Intervention de Philippe Madrelle

Réunion du 7 janvier 2014 à 9h30
Questions orales — Lutte contre les pesticides

Photo de Philippe MadrellePhilippe Madrelle :

Monsieur le ministre, en ce tout début d’année, il me paraît très important d’appeler votre attention sur les effets toxiques et les conséquences dramatiques de l’exposition des viticulteurs à des mélanges complexes de produits chimiques et de pesticides et de la manipulation de ceux-ci par ces professionnels.

Alors que nous assistons, certes, à une évolution vers une agriculture raisonnée, soucieuse d’une moindre dépendance à l’utilisation des produits chimiques, alors qu’a été adoptée à l’unanimité, le 19 novembre dernier, dans cet hémicycle, la proposition de loi de notre collègue Joël Labbé visant à mieux encadrer l’utilisation des produits phytosanitaires sur le territoire national, traduisant les propositions contenues dans le rapport de la mission commune d’information sur les pesticides et leur impact sur la santé et l’environnement, nous déplorons que le recours aux pesticides se soit beaucoup accru ces dernières années, contrairement à ce qui a pu être dit ou écrit.

La France reste l’un des plus gros consommateurs au monde de ce type de produits et occupe la première place au niveau européen. C’est là un triste constat.

L’Institut national de la santé et de la recherche médicale, l’INSERM, vient de publier une expertise collective concluant à la réalité des risques sanitaires pour les populations vivant près des zones d’application et pour le personnel agricole.

En Gironde, des familles de viticulteurs endeuillées tentent de faire reconnaître les cancers comme maladies professionnelles : deux cas, l’un dans le Médoc, à Listrac, l’autre dans le Libournais, à Pujols-sur-Dordogne, viennent d’être révélés par la presse nationale et la presse régionale. Les familles de ces viticulteurs décédés en 2009 et en 2012 des suites d’un cancer du poumon ont décidé d’engager des actions en justice pour faire reconnaître la responsabilité de l’utilisation de produits phytosanitaires contenant de l’arsénite de soude, communément appelé arsenic, et de l’exposition à ces produits. L’arsénite de soude est un fongicide utilisé pour prévenir la contamination de la vigne par l’esca, maladie du bois de la vigne. Classé toxique et dangereux pour l’environnement, l’arsénite est reconnu comme cancérigène. Interdit en 2001 par le ministère de l’agriculture, il continue de tuer en silence et dans l’indifférence tous ceux qui y ont été exposés.

Ce drame sanitaire n’est pas sans rappeler celui de l’amiante, qui, interdite depuis 1997, continue de tuer.

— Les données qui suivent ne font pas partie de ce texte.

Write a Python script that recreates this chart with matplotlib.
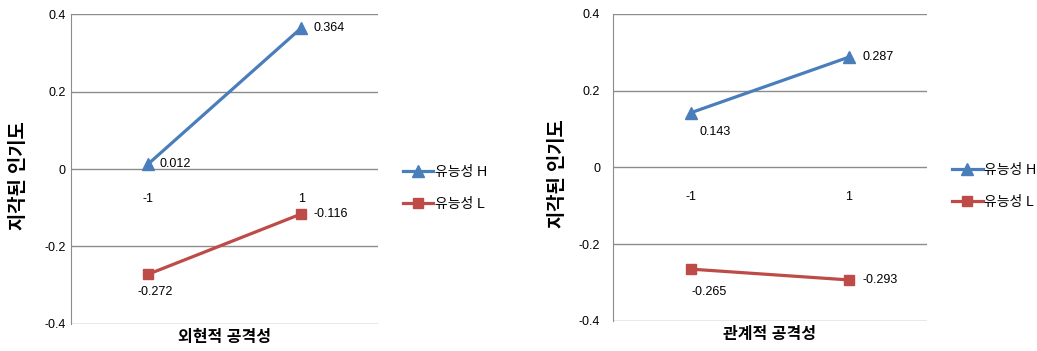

Ainsi, pour traiter leurs vignes, depuis les années soixante jusqu’aux années deux mille, des milliers de viticulteurs ont manipulé des produits phytosanitaires sans gants ni masque et sans qu’aucune information sur la toxicité de ceux-ci leur ait été communiquée.

La difficulté pour les familles des malades et des victimes réside dans l’obligation imposée de rapporter la preuve du lien entre la maladie et l’exposition aux pesticides. C’est ainsi qu’entre 2000 et 2010, la Mutualité sociale agricole, la MSA, n’a reconnu que cinquante cas de maladies professionnelles dues à l’usage de produits phytosanitaires. L’association des victimes des pesticides Phyto-Victimes estime à plus de cent les dossiers classés sans suite par la MSA.

Monsieur le ministre, je vous laisse imaginer le désarroi de ces nombreuses familles partagées entre le souci et les exigences d’une belle récolte, de rendements satisfaisants et les dangers du piège de l’empoisonnement chimique à petit feu.

Vous comprendrez que l’on ne peut laisser toute une profession face à un tel dilemme. Je sais que vous en êtes parfaitement conscient. Un devoir d’information s’impose. Que comptez-vous faire pour donner une formidable impulsion en ce sens ? Les viticulteurs doivent avoir la possibilité d’utiliser d’autres produits classés non toxiques et les autorisations de mise sur le marché doivent être plus et mieux contrôlées.

En outre, il est urgent de faciliter la reconnaissance du caractère professionnel de ces maladies induites par l’utilisation de ces pesticides.